The present invention relates to a semiconductor device, and more particularly to a semiconductor device including a magnetic tunnel junction (MTJ) device.
A dynamic random access memory (DRAM), which is one of the widely used semiconductor memory devices, has features of high operation speed and high integration. However, the DRAM is a volatile memory device which loses data, when a power is off, and performs a refresh process to prevent loss of stored data, even when the power is on. Meanwhile, a flash memory is a non-volatile memory device and may be manufactured in high integration, while having a relatively low operation speed. As compared with the DRAM and the flash memory, a magneto-resistance random memory device (MRAM) has features of non-volatility, high operation speed, and high integration (scalability).

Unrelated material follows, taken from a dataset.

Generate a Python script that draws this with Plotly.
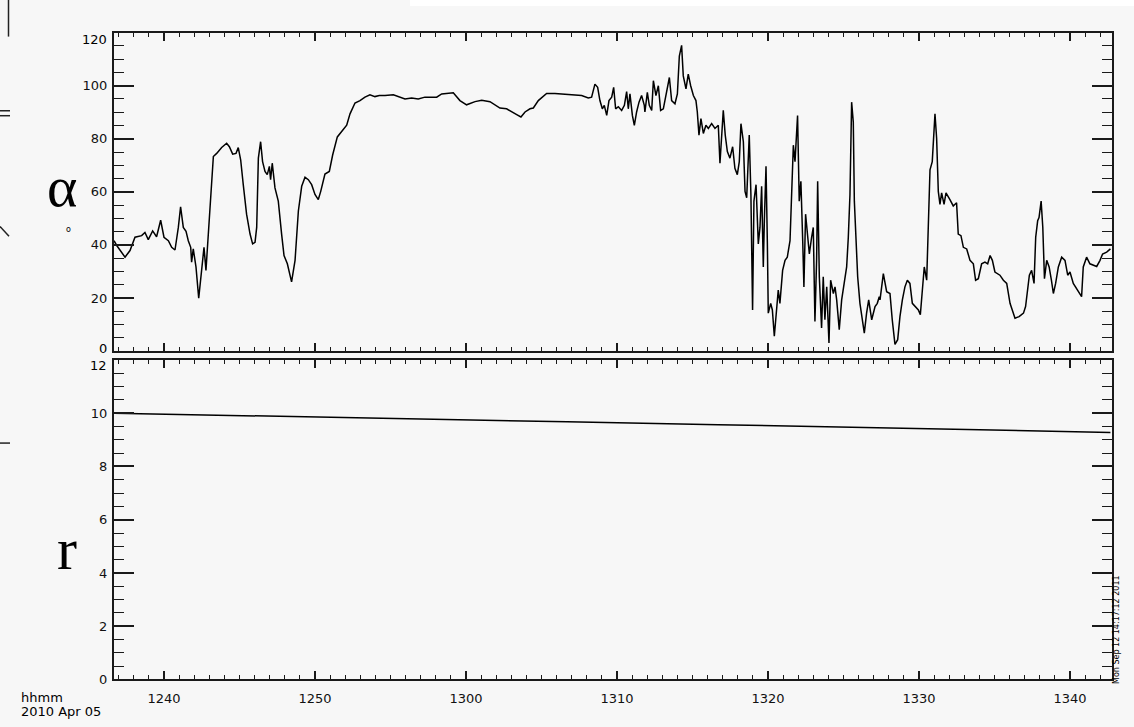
import datetime as dt
import plotly.graph_objects as go

# ---------------- data (minutes after 12:40 UT, 2010 Apr 05) ----------------
BASE_TIME = dt.datetime(2010, 4, 5, 12, 40)

alpha_minutes = [
    -3.31, -3.13, -2.58, -2.25, -1.92, -1.48, -1.26, -1.04, -0.75, -0.49,
    -0.22, 0.00, 0.29, 0.51, 0.73, 0.95, 1.10, 1.28, 1.46, 1.61,
    1.77, 1.83, 1.94, 2.12, 2.30, 2.45, 2.65, 2.78, 2.96, 3.11,
    3.27, 3.49, 3.82, 4.15, 4.33, 4.55, 4.77, 4.92, 5.08, 5.25,
    5.47, 5.70, 5.87, 6.03, 6.14, 6.25, 6.40, 6.53, 6.69, 6.84,
    6.98, 7.06, 7.17, 7.35, 7.57, 7.79, 7.95, 8.17, 8.45, 8.68,
    8.90, 9.12, 9.34, 9.56, 9.78, 10.00, 10.22, 10.38, 10.66, 10.95,
    11.17, 11.48, 11.77, 12.10, 12.32, 12.65, 12.98, 13.31, 13.64, 13.97,
    14.26,
    14.64, 15.19, 15.52, 15.96, 16.40, 16.84, 17.28, 18.06, 18.39, 19.16,
    19.60, 20.04, 20.60, 21.04, 21.59, 21.92, 22.25, 22.69, 23.02, 23.36,
    23.64, 23.91, 24.24, 24.46, 24.79, 25.34, 25.89, 26.34, 26.78, 27.22,
    27.66, 28.10, 28.32, 28.54, 28.72, 28.87, 29.03, 29.16, 29.32, 29.47,
    29.65, 29.78, 29.91, 30.09, 30.31, 30.49, 30.64, 30.75, 30.86, 31.02,
    31.15, 31.30, 31.46, 31.63, 31.81,
    31.85, 32.01, 32.14, 32.30, 32.41, 32.58, 32.74, 32.89, 33.07, 33.25,
    33.47, 33.62, 33.84, 34.00, 34.13, 34.28, 34.39, 34.57, 34.72, 34.88,
    35.06, 35.23, 35.32, 35.43, 35.56, 35.72, 35.89, 36.05, 36.27, 36.49,
    36.71, 36.82, 36.93, 37.04, 37.17, 37.31, 37.48, 37.66, 37.81, 37.97,
    38.10, 38.21, 38.37, 38.48, 38.59, 38.76, 38.87, 38.98, 39.07, 39.21,
    39.36, 39.47, 39.58, 39.69, 39.76, 39.87, 39.96, 40.02, 40.18, 40.29,
    40.42, 40.57, 40.68, 40.79, 40.97, 41.13, 41.28, 41.46, 41.57, 41.68,
    41.79, 41.90, 41.96, 42.07, 42.18, 42.30, 42.38, 42.49, 42.60, 42.74,
    42.89, 43.00, 43.11, 43.22, 43.29, 43.40, 43.55, 43.66, 43.77, 43.89,
    44.04, 44.15, 44.33, 44.44, 44.55, 44.72, 44.88, 45.05, 45.21, 45.32,
    45.43, 45.54, 45.65, 45.72, 45.83, 45.94, 46.09, 46.25, 46.38, 46.53,
    46.67, 46.87, 47.09, 47.24, 47.37,
    47.42, 47.64, 47.86, 48.08, 48.23, 48.41, 48.59, 48.74, 48.90, 49.07,
    49.23, 49.40, 49.56, 49.74, 49.96, 50.09, 50.22, 50.35, 50.51, 50.62,
    50.73, 50.88, 50.97, 51.06, 51.17, 51.28, 51.39, 51.50, 51.66, 51.79,
    52.05, 52.27, 52.49, 52.60, 52.78, 52.94, 53.16, 53.38, 53.60, 53.75,
    53.93, 54.15, 54.37, 54.55, 54.71, 54.86, 55.03, 55.36, 55.59, 55.81,
    56.03, 56.19, 56.36, 56.63, 56.92, 57.06, 57.20, 57.31, 57.46, 57.62,
    57.73, 57.86, 57.95, 58.09, 58.20, 58.31, 58.46, 58.62, 58.77, 58.90,
    59.05, 59.23, 59.45, 59.67, 59.85, 60.00, 60.22, 60.44, 60.60, 60.77,
    60.88, 61.10, 61.32, 61.54, 61.77, 61.99, 62.16, 62.43, 62.68,
]

alpha_values = [
    41.6, 39.8, 35.4, 37.9, 42.9, 43.5, 44.7, 42.0, 45.3, 43.1,
    49.3, 42.9, 41.6, 39.1, 38.1, 46.6, 54.4, 46.6, 45.1, 41.6,
    39.1, 33.5, 38.5, 31.7, 19.9, 28.6, 39.1, 30.4, 46.0, 61.5,
    73.3, 74.5, 76.7, 78.3, 77.0, 74.2, 74.5, 76.7, 72.0, 62.7,
    51.6, 44.1, 40.4, 41.0, 46.6, 72.7, 78.9, 71.4, 67.7, 66.5,
    69.6, 64.6, 70.8, 61.5, 56.5, 44.1, 36.0, 32.9, 26.1, 34.2,
    52.8, 62.1, 65.5, 64.6, 62.7, 59.0, 57.1, 60.2, 66.7, 67.7,
    73.9, 80.7, 82.6, 85.1, 89.4, 93.5, 94.4, 95.7, 96.6, 95.9,
    96.3,
    96.3, 96.6, 95.9, 95.0, 95.4, 95.0, 95.7, 95.7, 96.9, 97.3,
    94.4, 92.8, 94.0, 94.5, 94.0, 92.8, 91.6, 91.3, 90.1, 89.1,
    88.2, 90.1, 91.3, 91.6, 94.4, 97.1, 97.1, 96.9, 96.5, 96.3,
    96.3, 95.4, 95.7, 100.6, 99.4, 94.4, 91.3, 92.6, 88.8, 94.4,
    95.7, 99.4, 91.3, 92.1, 90.7, 92.6, 97.8, 91.3, 96.9, 88.8,
    85.1, 90.1, 93.8, 96.3, 92.6,
    90.1, 97.5, 92.6, 90.7, 101.9, 96.3, 100.0, 90.7, 91.3, 96.3,
    103.1, 94.4, 93.2, 96.9, 111.2, 115.2, 103.7, 98.8, 104.4, 100.0,
    96.3, 94.4, 90.1, 81.4, 87.6, 82.0, 85.1, 83.9, 85.7, 83.9,
    85.1, 70.8, 82.0, 90.7, 81.4, 75.2, 72.7, 77.0, 68.9, 66.5,
    71.4, 85.7, 78.9, 60.2, 57.8, 81.4, 59.0, 15.5, 56.5, 62.7,
    40.4, 46.6, 62.1, 31.7, 49.1, 69.6, 40.4, 14.3, 18.0, 15.5,
    5.6, 15.5, 23.0, 18.0, 30.4, 34.2, 35.4, 41.6, 60.2, 77.6,
    71.4, 81.4, 88.8, 56.5, 64.0, 41.6, 24.2, 51.6, 45.3, 36.6,
    42.9, 46.6, 11.2, 34.2, 64.0, 28.0, 8.7, 28.0, 11.8, 24.2,
    3.1, 26.7, 21.7, 24.2, 19.3, 8.1, 19.3, 25.5, 31.7, 42.9,
    59.0, 93.8, 86.3, 56.5, 39.1, 28.0, 18.0, 11.8, 6.8, 14.3,
    19.3, 11.8, 16.8, 18.0, 20.5,
    19.3, 29.2, 22.4, 21.7, 11.8, 2.5, 4.3, 13.0, 19.3, 24.2,
    26.7, 25.5, 18.0, 16.8, 15.5, 13.7, 24.2, 31.7, 26.7, 49.1,
    68.3, 71.4, 78.9, 89.4, 80.1, 60.2, 55.3, 59.6, 55.3, 59.6,
    57.1, 54.7, 55.9, 44.1, 43.5, 39.1, 38.5, 34.2, 32.9, 26.7,
    27.3, 32.9, 33.5, 32.9, 36.0, 34.2, 29.8, 28.6, 26.7, 25.5,
    18.0, 15.5, 12.4, 13.0, 14.3, 16.8, 23.0, 28.6, 30.4, 25.5,
    42.9, 49.1, 50.3, 56.5, 46.6, 27.3, 34.2, 31.7, 26.7, 21.7,
    25.5, 31.7, 35.4, 34.2, 28.6, 29.8, 25.5, 23.6, 22.4, 20.5,
    31.7, 35.4, 32.9, 32.3, 31.9, 34.2, 36.6, 37.3, 38.5,
]

r_minutes = [-3.31, 6.7, 16.7, 26.7, 36.7, 46.7, 56.7, 62.68]
r_values = [10.00, 9.90, 9.79, 9.68, 9.57, 9.46, 9.35, 9.28]

alpha_ticks = [0, 20, 40, 60, 80, 100, 120]
alpha_tick_text = ["", "20", "40", "60", "80", "100", ""]   # 0 and 120 drawn as offset labels
r_ticks = [0, 2, 4, 6, 8, 10, 12]
r_tick_text = ["0", "2", "4", "6", "8", "10", ""]            # 12 drawn as offset label
time_tick_labels = ["1240", "1250", "1300", "1310", "1320", "1330", "1340"]
time_tick_minutes = [0, 10, 20, 30, 40, 50, 60]

assert len(alpha_minutes) == len(alpha_values)
assert len(r_minutes) == len(r_values)


def to_time(m):
    return BASE_TIME + dt.timedelta(minutes=m)


alpha_t = [to_time(m) for m in alpha_minutes]
r_t = [to_time(m) for m in r_minutes]
tick_t = [to_time(m) for m in time_tick_minutes]

W, H = 1134, 727
BG = "#f7f7f7"
AX = "#1a1a1a"
SANS = "DejaVu Sans, Liberation Sans, Arial, sans-serif"
SERIF = "Liberation Serif, Times New Roman, serif"


def px(x):
    return x / W


def py(y):
    return 1 - y / H


x_range = [to_time(-3.31), to_time(62.75)]

fig = go.Figure()
fig.add_trace(go.Scatter(x=alpha_t, y=alpha_values, mode="lines",
                         line=dict(color="#000000", width=1.5),
                         xaxis="x", yaxis="y", showlegend=False, hoverinfo="skip"))
fig.add_trace(go.Scatter(x=r_t, y=r_values, mode="lines",
                         line=dict(color="#000000", width=1.5),
                         xaxis="x2", yaxis="y2", showlegend=False, hoverinfo="skip"))

tickfont = dict(family=SANS, size=13, color="#111111")

common_x = dict(
    type="date", range=x_range, showline=True, linecolor=AX, linewidth=2,
    mirror="ticks", ticks="inside", ticklen=8, tickwidth=1.5, tickcolor=AX,
    tickmode="array", tickvals=tick_t, ticktext=time_tick_labels,
    minor=dict(ticks="inside", ticklen=4, tickwidth=1.3, tickcolor=AX,
               tickmode="linear", tick0=to_time(0), dtick=60000, showgrid=False),
    showgrid=False, zeroline=False, tickfont=tickfont,
)

common_y = dict(
    showline=True, linecolor=AX, linewidth=2, mirror="ticks",
    ticks="inside", ticklen=20, tickwidth=1.5, tickcolor=AX,
    tickmode="array", showgrid=False, zeroline=False, tickfont=tickfont,
    ticklabelstandoff=2,
)

fig.update_layout(
    width=W, height=H, margin=dict(l=0, r=0, t=0, b=0),
    paper_bgcolor=BG, plot_bgcolor=BG, showlegend=False,
    xaxis=dict(common_x, domain=[px(114), px(1111.5)], anchor="y", showticklabels=False),
    xaxis2=dict(common_x, domain=[px(114), px(1111.5)], anchor="y2", matches="x",
                ticklabelstandoff=6),
    yaxis=dict(common_y, domain=[py(355), py(33)], range=[0, 120], anchor="x",
               tickvals=alpha_ticks, ticktext=alpha_tick_text,
               minor=dict(ticks="inside", ticklen=10, tickwidth=1.3, tickcolor=AX,
                          dtick=5, showgrid=False)),
    yaxis2=dict(common_y, domain=[py(687), py(364)], range=[0, 12], anchor="x2",
                tickvals=r_ticks, ticktext=r_tick_text,
                minor=dict(ticks="inside", ticklen=10, tickwidth=1.3, tickcolor=AX,
                           dtick=0.5, showgrid=False)),
)


def label(text, x, y, size=13, family=SANS, xanchor="center", yanchor="middle", **kw):
    fig.add_annotation(text=text, x=px(x), y=py(y), xref="paper", yref="paper",
                       xanchor=xanchor, yanchor=yanchor, showarrow=False,
                       font=dict(family=family, size=size, color="#000"), **kw)


# offset end labels of the value axes (as in the original)
label("120", 109, 40, xanchor="right")
label("0", 109, 352, xanchor="right")
label("12", 109, 370, xanchor="right")

# axis titles
label("α", 62, 189, size=58, family=SERIF)
label("o", 68, 232, size=8)
label("r", 67, 555, size=60, family=SERIF)

# time-axis caption
label("hhmm", 19, 705, xanchor="left")
label("2010 Apr 05", 19, 719, xanchor="left")

# plot timestamp
label("Mon Sep 12 14:17:12 2011", 1117, 637, size=8, textangle=-90)

# screenshot edge artefacts
fig.add_shape(type="rect", xref="paper", yref="paper", x0=px(410), x1=1, y0=py(6), y1=1,
              fillcolor="#ffffff", line=dict(width=0), layer="below")
for (x0, y0, x1, y1) in [(8.5, 0, 8.5, 37), (0, 112, 10, 112), (0, 117, 10, 117),
                         (0, 229, 9, 239), (0, 448, 10, 448)]:
    fig.add_shape(type="line", xref="paper", yref="paper",
                  x0=px(x0), y0=py(y0), x1=px(x1), y1=py(y1),
                  line=dict(color="#222", width=1.5))

fig.write_html("out.html")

The MRAM is a non-volatile memory device where data is stored by magnetic storage elements having a different resistance depending on magnetic field changed between ferromagnetic plates. The magnetic storage element is a component including two ferromagnetic plates separated by an insulating layer. If polarities of the two ferromagnetic plates are parallel (the same), resistance of magnetic storage element is minimized. On the other hand, if polarities of the two ferromagnetic plates are opposite, the resistance is maximized. The MRAM device stores data based on cell's resistance changed depending on magnetization of ferromagnetic plates in the magnetic storage element. As a magnetic storage element, a Magnetic Tunnel Junction (MTJ) is widely used.
In the MRAM, the MTJ generally includes a stacked structure of a ferromagnetic layer, an insulating layer, and another ferromagnetic layer. When electrons pass through an insulating layer serving as a tunneling barrier from a first ferromagnetic layer, the degree of tunneling the insulating layer by the electrons is determined by magnetic direction of second ferromagnetic layer. If two ferromagnetic layers have the same polarity (parallel magnetic direction), amount of current tunneling the insulating layer is maximized. On the other hand, if two ferromagnetic layers have opposite magnetic direction, amount of current is minimized. For example, when resistance based on the tunneling current is high, information stored in the MTJ may be recognized as a logic level “1” (or “0”). If the resistance is low, information may be recognized as a logic level “0” (or “1”). Here, one of two ferromagnetic layers is called a pinned layer because its polarity is set to particular value, but the other is called a free layer because its polarity may be changed depending on magnetic field or supplied current.
However, there are some limits in manufacturing the MTJ device. First, it is not easy to make stacked patterns of a ferromagnetic layer, an insulating layer, and another ferromagnetic layer. Also, if sides of stacked patterns are exposed after patterning process, by-products are likely to adhere to the exposed surface of stacked patterns to cause a short circuit.